“Fault Lines,” 2019. Five fabric panels suspended in a row from ceiling overhead, inspired by door hangings from Gujarat, India. Embroidery on silk organza, 21 X 48 inches each. / Photo: Robb Quinn.
Nirmal Raja believes borders, like our bodies and skin, are porous membranes, breathing, never fixed. Her exhibition, “Wrapping Air in Cloth and other Seemingly Impossible Acts,” creates a space of empathy to provoke an understanding of how we could see the world, beyond the futility of fake boundaries.
White, welcoming fabric inspired by traditional Indian door decorations hangs above viewers as they pass into the gallery. On these gauzy lintels, Raja has embroidered colored fault lines describing the borders of the United States and Mexico, India and Pakistan, and other contested lands. One must consider who, and who might not, be welcome beyond this threshold.
The exhibition is expansive in its use of materials and formal experimentation. Paper, plaster, fabric and film are all used to express a longing for understanding, a desire to reach beyond isolationism and nativist sentiment. Translucent bags of fabric appear filled but are actually empty vessels, as ephemeral as tumbleweeds. They echo bundles that immigrants might pack with belongings, held aloft as they cross a river or climb a fence. Their emptiness evokes a loss or a death, but they also bear a lightness, a buoyancy. These objects, air wrapped in cloth, evoke the body, the breath, with a human presence.

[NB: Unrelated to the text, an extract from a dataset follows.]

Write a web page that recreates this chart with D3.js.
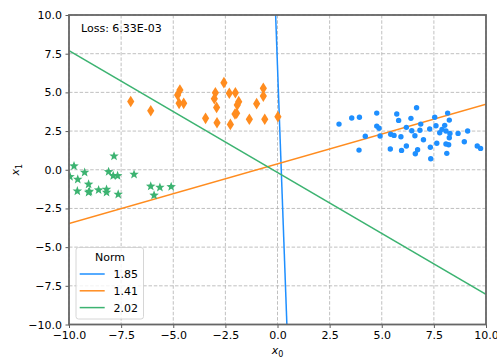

This presence is inverted in still-life objects displayed on irregular tables. Jars and vessels have been cast in white plaster. Rather than air, Raja has pressed colorful fabric into the wet plaster, filling them with visual and metaphorical weight. These domestic objects were collected by Raja from her grandmother, and they describe a collective consciousness of eating, washing and human interaction. They are poignant relics of ourselves, the things we carry with us on our journeys.
“Blurred Boundaries” is a monumental paper sculpture hung from the ceiling. Hand-cut hanji paper and screen-printed maps are cut apart and reassembled into a cloudy mass that mimics weather events or smoke. The artwork slowly shifts with air currents that pass through the gallery. As its title suggests, the use of deconstructed maps and the spiraled interweaving of them in this dynamic sculpture shows the indescribably complex connectedness of the world. The sculpture might be equally powerful without the use of didactic maps and emphatic title. The forms do this work on their own.

“Thread in Open Waters” (5:00 minutes), 2018. Video performance projected on fabric, 35 x 64. Inches/Image: The Alice Wilds
The exhibition concludes with “Thread in Open Waters.” Clips of bodies of water are projected onto a suspended cloth, which moves slowly in the air. Raja superimposes her hands sewing a trail of red stitches seemingly onto the surface of the water itself. She weaves a journey across the water, her hands pulling the thread from right to left across the screen. At the end of the film, Raja pulls the thread through and we see the red stitches disappear one by one. The water is revealed, undivided and whole.
Raja’s artwork is a remarkable palliative to our current global condition. I left the gallery feeling lighter, and open. (Rafael Francisco Salas)
“Wrapping Air in Cloth and Other Seemingly Impossible Acts,” Milwaukee’s The Alice Wilds, 900 South 5th, Suite 102, through December 21.